Amongst the 200+ exhibiting companies, 56 were exhibiting for the first time and 44 were from international markets, expanding the show floor 13% over 2013 to just over 70,000 net square feet.

DSE’s organisers however are faced with a real conundrum going forward…

  1. Attendance. Attendance at the event has been pretty much stuck at the 4,000 level now for a couple of years. The show itself is simply not growing at a pace that it should be. Many reasons have been put forward for this fact over the years, but it’s quite clear that ‘end users’ come when they have a budget and when they are looking at items for a deployment. They come, they look, but they have little reason to return year on year (once their deployment is complete or their budget spent).
  2. Decision Makers. Attendance could be 4,000 or 40,000 – the key to any exhibition is in reality the number of real (not pretend) decision makers amongst the crowd. That’s always hard to quantify and published statistics will never tell you the deals that were done. Either way DSE needs to up its game and focus on getting as many decision-makers to attend as possible – and err, one way to do that is to focus on QUALITY education sessions (see below) and foster innovative CxO level events.
  3. The Front Row vs The Rest. The truth is that the huge exhibitors at the front of the show floor have the huge dollars and people resources to ensure that they get the traffic to justify their spend, but it is the exhibitors in the back three-quarters of the floor that have to (and will be) questioning the overall value of their spend.
  4. On-Site Meeting Rooms. This year, everyone will have noticed a huge stack of plain vanilla-looking meeting rooms at the back of the hall. Many folks who, you would imagine, would be keen to exhibit, simply took meeting room-only space. (There was seemingly not the usual trade show requirement to exhibit first before being allowed additional meeting room space.) No doubt, this brought in extra revenue, but for the casual attendee, the exhibition area did not look as lively as it has in the past.
  5. Off-Site Meeting Rooms. Some of those who did exhibit also took meeting room space in nearby hotels – the idea, no doubt, being to keep prospects away from the eyes of competitors. At least those we know who had offsite meeting rooms also exhibited.
  6. It’s More Like a Convention. It was fellow industry commentator Dave Haynes (we think) who said that these days, DSE was more like a ‘convention’ than a trade show. With On-Site and Off-Site Meeting Rooms galore (see above), oh and rather too many Industry Sycophants (see below) we’d tend to agree with the convention style feel, rather than an exhibition feel.
  7. Industry Sycophants. Yes, they hang around, they kick tyres. They waste exhibitors’ time. Quite simply, we all know who they are, and unless they pay an awful lot of money, I wouldn’t let them in. (The trick, you see, is that they volunteer to speak on a ‘panel of experts’ and then walk around FOC with a ‘speakers’ badge.) In fact, on second thought, even if they paid, I wouldn’t let them in. We don’t at our events in NYC in October.
  8. Too Many Education Sessions. We’ve said this every year but there are STILL far too many education sessions on the first day. Some of them shouldn’t even be classified as err education. We know that these sessions bring in an awful lot of money to the organizers BUT what it should be all about is quality, NOT quantity (otherwise the event does the industry a true disservice).
  9. Free Seminars. We don’t get why there are so many free seminars during show times. Again, they eat away at attendance at ‘quality’ paid day-before education sessions. Too much, too free!
  10. Sharing Stands. Two things killed #ScreenmediaExpo in London: one was the fact that the ‘front row’ (see above) pulled out, and secondly ‘stand sharing’ reached unprecedented levels. It’s cheaper, you see, to cuddle up to Intel and have a little section of their stand rather than pay for your own. I can understand Scala, taking not one BUT two stands and putting all of their partners on it (that’s different), but we can probably all name at least a dozen companies who borrowed space with Intel or Samsung rather than do anything on their own.

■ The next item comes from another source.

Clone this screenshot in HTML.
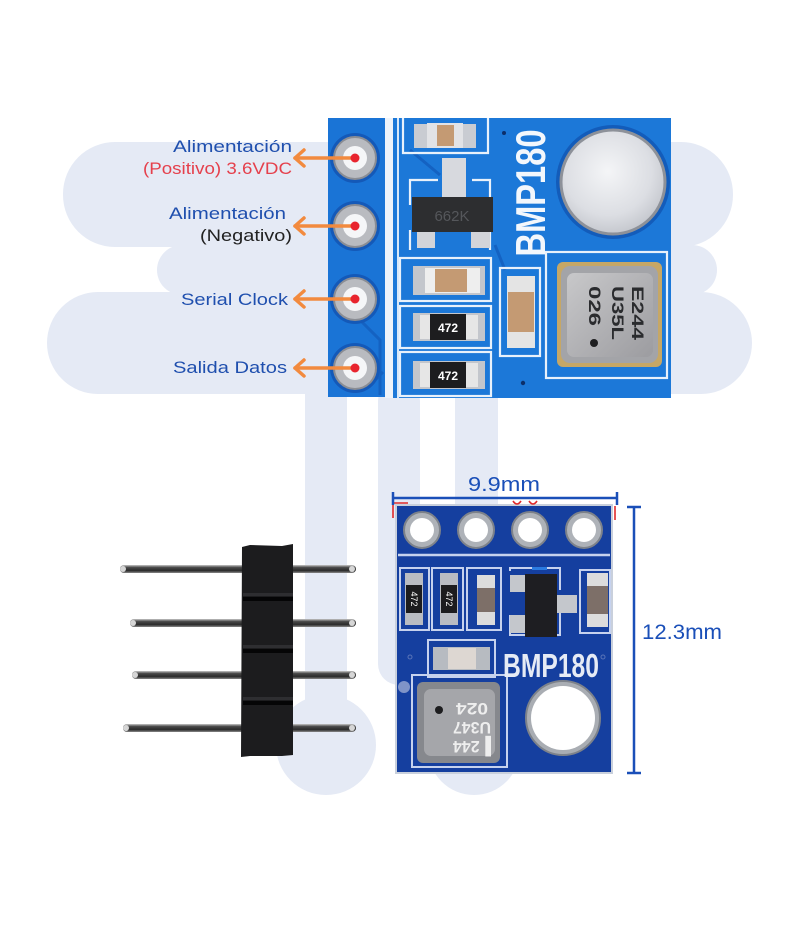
<!DOCTYPE html>
<html><head><meta charset="utf-8"><style>
html,body{margin:0;padding:0;background:#fff;}
svg{display:block;}
</style></head><body>
<svg width="800" height="933" viewBox="0 0 800 933" xmlns="http://www.w3.org/2000/svg" font-family="'Liberation Sans', sans-serif">
<defs>
  <radialGradient id="silver" cx="0.45" cy="0.4" r="0.7">
    <stop offset="0" stop-color="#f4f5f7"/>
    <stop offset="0.6" stop-color="#dcdee3"/>
    <stop offset="1" stop-color="#b9bcc3"/>
  </radialGradient>
  <linearGradient id="pin" x1="0" y1="0" x2="0" y2="1">
    <stop offset="0" stop-color="#c9c9c9"/>
    <stop offset="0.3" stop-color="#4a4a4a"/>
    <stop offset="0.7" stop-color="#2a2a2a"/>
    <stop offset="1" stop-color="#8a8a8a"/>
  </linearGradient>
  <linearGradient id="chipTop" x1="0" y1="0" x2="1" y2="1">
    <stop offset="0" stop-color="#c8c8ca"/>
    <stop offset="1" stop-color="#9c9ca0"/>
  </linearGradient>
</defs>

<!-- watermark -->
<g fill="#e5eaf5">
  <rect x="63" y="142" width="670" height="105" rx="52"/>
  <rect x="157" y="245" width="560" height="50" rx="25"/>
  <rect x="47" y="292" width="705" height="102" rx="51"/>
  <rect x="305" y="380" width="42" height="370"/>
  <circle cx="326" cy="745" r="50"/>
  <rect x="378" y="380" width="42" height="305" rx="21"/>
  <rect x="455" y="380" width="43" height="370"/>
  <circle cx="474" cy="749" r="46"/>
</g>

<!-- ============ UPPER BOARD ============ -->
<rect x="328" y="118" width="57" height="279" fill="#1a74d6"/>
<rect x="385" y="118" width="8" height="280" fill="#eef3fa"/>
<rect x="393" y="118" width="278" height="280" fill="#1c78d8"/>
<line x1="398" y1="118" x2="398" y2="398" stroke="#d9e8f8" stroke-width="2"/>
<!-- traces -->
<g stroke="#1462c2" stroke-width="3" fill="none">
  <path d="M360 320 L380 340 L380 395"/>
  <path d="M370 385 L383 372"/>
  <path d="M410 150 L440 175"/>
  <path d="M495 245 L505 270"/>
</g>
<!-- pin pads -->
<g>
  <circle cx="355" cy="158" r="25" fill="#1459b8"/>
  <circle cx="355" cy="226" r="25" fill="#1459b8"/>
  <circle cx="355" cy="299" r="25" fill="#1459b8"/>
  <circle cx="355" cy="368" r="25" fill="#1459b8"/>
  <g fill="#b9bbc0" stroke="#8a8d94" stroke-width="2">
    <circle cx="355" cy="158" r="21"/>
    <circle cx="355" cy="226" r="21"/>
    <circle cx="355" cy="299" r="21"/>
    <circle cx="355" cy="368" r="21"/>
  </g>
  <g fill="#f5f6f8">
    <circle cx="355" cy="158" r="12"/>
    <circle cx="355" cy="226" r="12"/>
    <circle cx="355" cy="299" r="12"/>
    <circle cx="355" cy="368" r="12"/>
  </g>
</g>

<!-- silkscreen outlines -->
<g stroke="#e8f1fb" stroke-width="2.2" fill="none">
  <path d="M403 118 L403 153 L488 153 L488 118"/>
  <path d="M410 205 L410 180 L438 180 M472 180 L490 180 L490 205 M410 230 L410 250 M490 230 L490 250"/>
  <rect x="400" y="258" width="91" height="43"/>
  <rect x="400" y="306" width="91" height="42"/>
  <rect x="400" y="352" width="91" height="44"/>
  <rect x="500" y="268" width="40" height="88"/>
  <rect x="546" y="252" width="121" height="126"/>
</g>

<!-- top capacitor -->
<rect x="414" y="124" width="62" height="24" fill="#c9ccd2"/>
<rect x="427" y="123" width="36" height="25" fill="#e2e3e6"/>
<rect x="437" y="125" width="17" height="21" fill="#c49a73"/>

<!-- transistor 662K -->
<rect x="442" y="158" width="24" height="42" fill="#d7d9de"/>
<rect x="417" y="228" width="18" height="20" fill="#d2d4d9"/>
<rect x="471" y="228" width="19" height="20" fill="#d2d4d9"/>
<rect x="412" y="197" width="81" height="35" fill="#2d2e30"/>
<text x="452" y="221" font-size="15" fill="#55575b" text-anchor="middle">662K</text>

<!-- cap 2 -->
<rect x="413" y="266" width="72" height="29" fill="#c3c6cc"/>
<rect x="425" y="268" width="55" height="25" fill="#eeeeee"/>
<rect x="435" y="269" width="32" height="23" fill="#c49a73"/>

<!-- resistors 472 -->
<rect x="413" y="313" width="72" height="28" fill="#c3c6cc"/>
<rect x="420" y="315" width="58" height="24" fill="#e6e6e6"/>
<rect x="430" y="314" width="36" height="26" fill="#1d1d1f"/>
<text x="448" y="332" font-size="12" font-weight="bold" fill="#fff" text-anchor="middle">472</text>
<rect x="413" y="361" width="72" height="28" fill="#c3c6cc"/>
<rect x="420" y="363" width="58" height="24" fill="#e6e6e6"/>
<rect x="430" y="362" width="36" height="26" fill="#1d1d1f"/>
<text x="448" y="380" font-size="12" font-weight="bold" fill="#fff" text-anchor="middle">472</text>

<!-- vertical cap -->
<rect x="507" y="276" width="28" height="72" fill="#e4e4e4"/>
<rect x="508" y="292" width="26" height="40" fill="#c49a73"/>

<!-- BMP180 rotated -->
<text transform="translate(545,193) rotate(-90)" x="0" y="0" font-size="42" font-weight="bold" fill="#f3f7fc" text-anchor="middle" textLength="127" lengthAdjust="spacingAndGlyphs">BMP180</text>

<!-- big silver circle -->
<circle cx="613" cy="182" r="57" fill="#135cba"/>
<circle cx="613" cy="182" r="52" fill="url(#silver)" stroke="#8d9199" stroke-width="3"/>

<!-- sensor chip -->
<rect x="557" y="262" width="105" height="105" rx="6" fill="#c6a766"/>
<rect x="561" y="266" width="97" height="97" rx="9" fill="#a3a4a8"/>
<rect x="567" y="273" width="86" height="84" rx="7" fill="url(#chipTop)"/>
<g font-size="17" font-weight="bold" fill="#2a2b2e" text-anchor="middle">
  <text transform="translate(632,313) rotate(90)" textLength="54" lengthAdjust="spacingAndGlyphs">E244</text>
  <text transform="translate(612,313) rotate(90)" textLength="54" lengthAdjust="spacingAndGlyphs">U35L</text>
  <text transform="translate(589,306) rotate(90)" textLength="40" lengthAdjust="spacingAndGlyphs">026</text>
</g>
<circle cx="594" cy="343" r="4" fill="#1d1d1f"/>
<circle cx="523" cy="383" r="2.2" fill="#0c2f6a"/>
<circle cx="504" cy="133" r="2" fill="#0c2f6a"/>

<!-- arrows + red dots -->
<g stroke="#f28a3e" stroke-width="3.5" stroke-linecap="round" stroke-linejoin="round" fill="none">
  <line x1="295" y1="158" x2="352" y2="158"/>
  <polyline points="304,150 295,158 304,166"/>
  <line x1="295" y1="226" x2="352" y2="226"/>
  <polyline points="304,218 295,226 304,234"/>
  <line x1="295" y1="299" x2="352" y2="299"/>
  <polyline points="304,291 295,299 304,307"/>
  <line x1="295" y1="368" x2="352" y2="368"/>
  <polyline points="304,360 295,368 304,376"/>
</g>
<g fill="#e8242e">
  <circle cx="355" cy="158" r="4.5"/>
  <circle cx="355" cy="226" r="4.5"/>
  <circle cx="355" cy="299" r="4.5"/>
  <circle cx="355" cy="368" r="4.5"/>
</g>

<!-- labels -->
<g font-size="17" text-anchor="end" lengthAdjust="spacingAndGlyphs">
  <text x="292" y="152" fill="#1f4fae" textLength="119" lengthAdjust="spacingAndGlyphs">Alimentación</text>
  <text x="292" y="174" fill="#e5404c" textLength="149" lengthAdjust="spacingAndGlyphs">(Positivo) 3.6VDC</text>
  <text x="286" y="219" fill="#1f4fae" textLength="117" lengthAdjust="spacingAndGlyphs">Alimentación</text>
  <text x="292" y="241" fill="#222222" textLength="92" lengthAdjust="spacingAndGlyphs">(Negativo)</text>
  <text x="288" y="305" fill="#1f4fae" textLength="107" lengthAdjust="spacingAndGlyphs">Serial Clock</text>
  <text x="287" y="373" fill="#1f4fae" textLength="114" lengthAdjust="spacingAndGlyphs">Salida Datos</text>
</g>

<!-- ============ HEADER PINS ============ -->
<g>
  <rect x="120" y="565" width="236" height="8" rx="4" fill="url(#pin)"/>
  <rect x="130" y="619" width="226" height="8" rx="4" fill="url(#pin)"/>
  <rect x="132" y="671" width="224" height="8" rx="4" fill="url(#pin)"/>
  <rect x="123" y="724" width="233" height="8" rx="4" fill="url(#pin)"/>
  <g fill="#d6d6d6">
    <rect x="120" y="566" width="6" height="6" rx="3"/>
    <rect x="130" y="620" width="6" height="6" rx="3"/>
    <rect x="132" y="672" width="6" height="6" rx="3"/>
    <rect x="123" y="725" width="6" height="6" rx="3"/>
    <rect x="349" y="566" width="6" height="6" rx="3"/>
    <rect x="349" y="620" width="6" height="6" rx="3"/>
    <rect x="349" y="672" width="6" height="6" rx="3"/>
    <rect x="349" y="725" width="6" height="6" rx="3"/>
  </g>
  <path d="M242 547 L250 545 L282 546 L293 544 L293 755 L282 756 L250 756 L241 757 Z" fill="#1c1c1e"/>
  <g fill="#050506">
    <rect x="243" y="597" width="50" height="4"/>
    <rect x="243" y="649" width="50" height="4"/>
    <rect x="243" y="701" width="50" height="4"/>
  </g>
  <g fill="#2e2e31">
    <rect x="243" y="593" width="50" height="3"/>
    <rect x="243" y="645" width="50" height="3"/>
    <rect x="243" y="697" width="50" height="3"/>
  </g>
</g>

<!-- ============ LOWER BOARD ============ -->
<rect x="396" y="505" width="216" height="268" fill="#153f9f"/>
<rect x="396" y="505" width="216" height="268" fill="none" stroke="#c9d0dc" stroke-width="2"/>

<!-- holes -->
<g fill="#aeb2b8" stroke="#7d828a" stroke-width="2">
  <circle cx="422" cy="530" r="18"/>
  <circle cx="476" cy="530" r="18"/>
  <circle cx="530" cy="530" r="18"/>
  <circle cx="584" cy="530" r="18"/>
</g>
<g fill="#ffffff">
  <circle cx="422" cy="530" r="12"/>
  <circle cx="476" cy="530" r="12"/>
  <circle cx="530" cy="530" r="12"/>
  <circle cx="584" cy="530" r="12"/>
</g>
<line x1="398" y1="555" x2="610" y2="555" stroke="#c6d2ee" stroke-width="2.5"/>

<!-- component outlines -->
<g stroke="#c6d2ee" stroke-width="2" fill="none">
  <rect x="400" y="568" width="29" height="62"/>
  <rect x="432" y="568" width="31" height="62"/>
  <rect x="467" y="568" width="34" height="62"/>
  <path d="M510 571 L510 568 L560 568 L560 590 M510 615 L510 635 L560 635 L560 612"/>
  <rect x="580" y="570" width="30" height="63"/>
  <rect x="428" y="640" width="67" height="37"/>
  <rect x="412" y="675" width="95" height="92"/>
</g>
<!-- resistors -->
<g>
  <rect x="405" y="573" width="18" height="52" fill="#b9bcc2"/>
  <rect x="406" y="585" width="16" height="28" fill="#1c1c1e"/>
  <text transform="translate(411,599) rotate(90)" font-size="9" fill="#fff" text-anchor="middle">472</text>
  <rect x="440" y="573" width="18" height="52" fill="#b9bcc2"/>
  <rect x="441" y="585" width="16" height="28" fill="#1c1c1e"/>
  <text transform="translate(446,599) rotate(90)" font-size="9" fill="#fff" text-anchor="middle">472</text>
  <rect x="477" y="575" width="18" height="50" fill="#dcdcdc"/>
  <rect x="477" y="588" width="18" height="24" fill="#7d6f68"/>
  <rect x="587" y="573" width="21" height="54" fill="#dcdcdc"/>
  <rect x="587" y="586" width="21" height="28" fill="#7d6f68"/>
</g>
<!-- transistor -->
<rect x="510" y="575" width="18" height="17" fill="#c4c7cc"/>
<rect x="510" y="615" width="18" height="18" fill="#c4c7cc"/>
<rect x="555" y="595" width="22" height="18" fill="#c4c7cc"/>
<rect x="525" y="574" width="32" height="63" fill="#1e1e22"/>
<rect x="532" y="567" width="15" height="3" fill="#2a7ae0"/>
<!-- horizontal cap -->
<rect x="433" y="647" width="57" height="23" fill="#b7bbc1"/>
<rect x="448" y="648" width="28" height="21" fill="#ddd7d2"/>
<!-- BMP180 text -->
<text x="503" y="677" font-size="33" font-weight="bold" fill="#e6ebf5" textLength="96" lengthAdjust="spacingAndGlyphs">BMP180</text>
<!-- sensor -->
<rect x="417" y="682" width="83" height="81" rx="6" fill="#86888d"/>
<rect x="424" y="689" width="71" height="67" rx="7" fill="#a5a6aa"/>
<circle cx="439" cy="710" r="4" fill="#1d1d1f"/>
<g transform="translate(472,728) rotate(180)" font-size="17" font-weight="bold" fill="#eeeeee" text-anchor="middle">
  <text x="0" y="-13" textLength="38" lengthAdjust="spacingAndGlyphs">▌244</text>
  <text x="0" y="6" textLength="38" lengthAdjust="spacingAndGlyphs">U347</text>
  <text x="0" y="25" textLength="32" lengthAdjust="spacingAndGlyphs">024</text>
</g>
<!-- big hole -->
<circle cx="563" cy="718" r="37" fill="#a9adb3" stroke="#7d828a" stroke-width="2"/>
<circle cx="563" cy="718" r="32" fill="#ffffff"/>
<circle cx="404" cy="687" r="6" fill="#7f94c8"/>
<circle cx="410" cy="657" r="2" fill="none" stroke="#5a74b8"/>
<circle cx="603" cy="657" r="2" fill="none" stroke="#5a74b8"/>

<!-- red marks -->
<g stroke="#e02a2a" stroke-width="1.6" fill="none">
  <path d="M393 518 L393 503 L408 503"/>
  <path d="M513 501 Q517 507 521 501"/>
  <path d="M529 501 Q533 507 537 501"/>
  <line x1="615" y1="506" x2="615" y2="520"/>
</g>

<!-- dimension lines -->
<g stroke="#1a4fb8" stroke-width="2.5" fill="none">
  <line x1="393" y1="498" x2="617" y2="498"/>
  <line x1="393" y1="492" x2="393" y2="505"/>
  <line x1="617" y1="492" x2="617" y2="505"/>
  <line x1="634" y1="507" x2="634" y2="773"/>
  <line x1="627" y1="507" x2="641" y2="507"/>
  <line x1="627" y1="773" x2="641" y2="773"/>
</g>
<text x="504" y="491" font-size="20" fill="#1a4fb8" text-anchor="middle" textLength="72" lengthAdjust="spacingAndGlyphs">9.9mm</text>
<text x="642" y="639" font-size="21" fill="#1a4fb8" textLength="80" lengthAdjust="spacingAndGlyphs">12.3mm</text>
</svg>
</body></html>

The industry needs a good annual show and DSE is the best we have but the organizers are going to have to work very hard in the next 12 months to keep their event relevant – especially as they face increasing competition from the likes of CES for technology announcements and vertical trade shows like NRF etc..

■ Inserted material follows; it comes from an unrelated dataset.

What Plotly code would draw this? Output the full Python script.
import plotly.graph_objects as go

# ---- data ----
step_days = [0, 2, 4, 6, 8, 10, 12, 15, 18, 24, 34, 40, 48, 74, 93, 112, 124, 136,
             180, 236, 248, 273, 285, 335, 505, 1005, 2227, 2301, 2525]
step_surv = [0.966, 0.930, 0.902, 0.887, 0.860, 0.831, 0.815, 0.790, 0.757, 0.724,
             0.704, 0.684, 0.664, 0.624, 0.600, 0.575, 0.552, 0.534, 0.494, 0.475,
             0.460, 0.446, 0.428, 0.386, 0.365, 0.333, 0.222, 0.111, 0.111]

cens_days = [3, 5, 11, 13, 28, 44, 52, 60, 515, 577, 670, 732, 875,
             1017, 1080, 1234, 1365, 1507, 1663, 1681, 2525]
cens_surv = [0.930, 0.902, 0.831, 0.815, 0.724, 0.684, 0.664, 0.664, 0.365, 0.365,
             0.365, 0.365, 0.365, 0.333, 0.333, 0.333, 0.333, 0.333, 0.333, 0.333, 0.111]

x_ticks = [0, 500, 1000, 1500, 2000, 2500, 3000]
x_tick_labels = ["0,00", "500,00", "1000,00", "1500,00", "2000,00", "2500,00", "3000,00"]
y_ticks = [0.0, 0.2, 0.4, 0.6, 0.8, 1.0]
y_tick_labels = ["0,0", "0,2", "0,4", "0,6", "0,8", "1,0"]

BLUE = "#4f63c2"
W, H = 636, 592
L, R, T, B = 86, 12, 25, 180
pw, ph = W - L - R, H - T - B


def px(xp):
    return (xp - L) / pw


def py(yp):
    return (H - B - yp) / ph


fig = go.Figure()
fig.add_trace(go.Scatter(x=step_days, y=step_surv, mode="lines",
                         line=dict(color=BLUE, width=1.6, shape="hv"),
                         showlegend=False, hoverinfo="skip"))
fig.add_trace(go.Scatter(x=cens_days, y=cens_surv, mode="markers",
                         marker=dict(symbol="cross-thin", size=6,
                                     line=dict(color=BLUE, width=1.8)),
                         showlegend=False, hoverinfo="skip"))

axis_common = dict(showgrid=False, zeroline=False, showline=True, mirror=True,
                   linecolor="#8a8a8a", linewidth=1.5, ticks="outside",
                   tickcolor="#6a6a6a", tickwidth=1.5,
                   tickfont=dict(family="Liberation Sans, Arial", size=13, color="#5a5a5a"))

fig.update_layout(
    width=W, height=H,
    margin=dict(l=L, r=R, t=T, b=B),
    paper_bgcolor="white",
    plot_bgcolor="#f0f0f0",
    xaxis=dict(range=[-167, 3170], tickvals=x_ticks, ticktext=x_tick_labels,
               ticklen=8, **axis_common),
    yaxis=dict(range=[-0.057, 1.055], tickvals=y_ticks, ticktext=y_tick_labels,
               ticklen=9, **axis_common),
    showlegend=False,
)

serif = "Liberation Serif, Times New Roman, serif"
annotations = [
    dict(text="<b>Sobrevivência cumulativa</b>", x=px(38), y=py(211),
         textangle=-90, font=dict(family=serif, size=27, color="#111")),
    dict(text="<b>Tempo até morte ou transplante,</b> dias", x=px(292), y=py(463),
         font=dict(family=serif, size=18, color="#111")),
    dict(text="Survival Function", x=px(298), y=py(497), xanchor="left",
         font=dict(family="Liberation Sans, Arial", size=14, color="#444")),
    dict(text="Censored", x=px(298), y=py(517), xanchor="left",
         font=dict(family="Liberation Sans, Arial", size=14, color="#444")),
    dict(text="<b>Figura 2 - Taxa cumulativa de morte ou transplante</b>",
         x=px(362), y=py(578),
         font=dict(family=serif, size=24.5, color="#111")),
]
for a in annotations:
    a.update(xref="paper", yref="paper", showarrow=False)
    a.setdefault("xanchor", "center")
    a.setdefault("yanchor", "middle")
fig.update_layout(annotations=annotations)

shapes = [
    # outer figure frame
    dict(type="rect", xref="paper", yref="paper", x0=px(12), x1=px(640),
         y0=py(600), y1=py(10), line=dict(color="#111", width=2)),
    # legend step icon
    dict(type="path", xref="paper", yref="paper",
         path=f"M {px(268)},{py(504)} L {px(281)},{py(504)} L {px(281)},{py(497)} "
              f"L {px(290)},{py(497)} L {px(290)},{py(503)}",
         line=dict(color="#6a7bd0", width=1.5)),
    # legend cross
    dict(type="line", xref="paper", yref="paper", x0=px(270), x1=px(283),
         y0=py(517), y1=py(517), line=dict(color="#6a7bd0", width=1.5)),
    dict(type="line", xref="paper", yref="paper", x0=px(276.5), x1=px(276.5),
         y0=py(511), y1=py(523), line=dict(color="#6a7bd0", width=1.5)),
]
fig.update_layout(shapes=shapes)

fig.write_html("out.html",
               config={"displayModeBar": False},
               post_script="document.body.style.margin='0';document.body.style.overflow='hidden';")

2 Responses to “4,000+ at #dse2014 Indicates Still Plenty To Do…”

  1. Spender Says:

    I’ve often wondered who the real winner in DSE was. It’s a cost of doing business if you are a player in the arena of Digital Signage, but as you have detailed before, hundreds of thousands have been spent by players in the past trying to make themselves look bigger than they are and the revenue has never materialized.

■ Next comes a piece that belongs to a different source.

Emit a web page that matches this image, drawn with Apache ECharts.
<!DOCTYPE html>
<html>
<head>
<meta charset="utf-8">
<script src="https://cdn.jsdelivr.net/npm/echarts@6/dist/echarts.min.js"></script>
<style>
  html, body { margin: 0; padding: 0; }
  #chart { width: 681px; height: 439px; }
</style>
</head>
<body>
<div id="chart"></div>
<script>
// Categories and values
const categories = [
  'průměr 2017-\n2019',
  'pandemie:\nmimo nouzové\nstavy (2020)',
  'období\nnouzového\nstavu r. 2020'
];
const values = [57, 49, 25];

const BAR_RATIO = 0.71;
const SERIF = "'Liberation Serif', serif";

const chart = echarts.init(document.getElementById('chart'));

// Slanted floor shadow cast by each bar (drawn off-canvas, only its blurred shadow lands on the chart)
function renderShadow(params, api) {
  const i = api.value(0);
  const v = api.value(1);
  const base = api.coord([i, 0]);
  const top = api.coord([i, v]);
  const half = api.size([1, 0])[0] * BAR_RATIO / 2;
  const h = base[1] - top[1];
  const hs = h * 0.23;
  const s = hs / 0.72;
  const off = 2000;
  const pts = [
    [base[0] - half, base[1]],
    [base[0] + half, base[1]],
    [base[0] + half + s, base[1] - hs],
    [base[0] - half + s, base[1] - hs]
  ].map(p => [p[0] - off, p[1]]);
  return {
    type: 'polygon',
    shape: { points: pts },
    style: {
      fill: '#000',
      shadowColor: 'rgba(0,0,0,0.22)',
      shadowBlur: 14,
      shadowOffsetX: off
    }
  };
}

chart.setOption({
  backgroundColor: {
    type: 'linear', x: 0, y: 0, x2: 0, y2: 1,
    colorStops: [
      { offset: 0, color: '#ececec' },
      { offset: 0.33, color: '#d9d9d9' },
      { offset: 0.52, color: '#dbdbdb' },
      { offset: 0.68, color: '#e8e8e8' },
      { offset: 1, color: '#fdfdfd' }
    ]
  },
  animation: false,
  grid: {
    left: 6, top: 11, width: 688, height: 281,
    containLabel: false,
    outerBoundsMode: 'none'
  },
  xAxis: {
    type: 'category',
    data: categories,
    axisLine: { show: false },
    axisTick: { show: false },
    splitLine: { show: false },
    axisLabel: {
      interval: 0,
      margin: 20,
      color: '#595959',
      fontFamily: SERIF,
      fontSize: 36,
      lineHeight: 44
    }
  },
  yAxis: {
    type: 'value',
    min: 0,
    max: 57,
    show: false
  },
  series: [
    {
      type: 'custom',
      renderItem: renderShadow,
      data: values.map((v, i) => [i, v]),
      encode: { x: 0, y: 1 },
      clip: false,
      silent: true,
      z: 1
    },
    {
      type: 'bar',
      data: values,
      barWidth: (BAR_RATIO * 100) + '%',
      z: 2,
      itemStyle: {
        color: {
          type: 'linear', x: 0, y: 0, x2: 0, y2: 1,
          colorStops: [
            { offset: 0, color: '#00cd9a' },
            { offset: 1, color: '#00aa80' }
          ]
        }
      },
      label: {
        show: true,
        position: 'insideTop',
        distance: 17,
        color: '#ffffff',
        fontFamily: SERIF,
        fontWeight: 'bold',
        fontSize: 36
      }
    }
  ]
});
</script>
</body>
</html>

    At best it gives executives and leaders in the DSE marketplace another excuse to treat some possible clients to some expensive evenings and spend some cash that will never provide an ROI.

  2. Jeremy Gavin Says:

    Well thought out points Adrian. I think most are right-on. I believe DSE is the best (and most valuable) trade show for the industry and I’d love to see it grow attendance and continue to make tweaks to improve.

    I will say from my company’s perspective that we do get a lot of business based on exhibiting at DSE, likely more than any other source. I think we benefit from the fact that we are a singular component in the digital signage ecosystem, so it benefits us quite a bit not only to speak with end-users, but also that others in the ecosystem are exposed to our service (content) so they can combine it with their services. We’ve been able to meet a number of software providers, hardware providers and integrators that may otherwise not have known of our services. So in that vein, we’re playing within the industry – others like software providers competing with each other for the same end-users likely have different results.

    As for end-users though, we’ve had a lot of success there connecting with decision makers at DSE from end users ranging from DOOH networks to corporate communications and the ROI has been very positive for us on the show (though we don’t have a huge booth spend).

    I think your best points are education and attendance.

    The education is a tough nut to crack and I agree it needs to focus on quality more than quantity. You get some gems, but other times ‘experts’ simply don’t live up to the label or deliver valuable take-aways to attendees. Regarding the free seminars on the show floor – at least in the Content Show area – are meant to drive traffic to those areas and I think they do so.

    I hear from customers not attending that they came the year before and didn’t see much new. That somewhat falls on us exhibitors to develop new solutions or technologies to attract them, or maybe its just the way it goes. DSE then must work to bring in new users to make the show worthwhile.

    I hope they find a way to do so, as it is the best show we have for an industry and we’ll be there next year.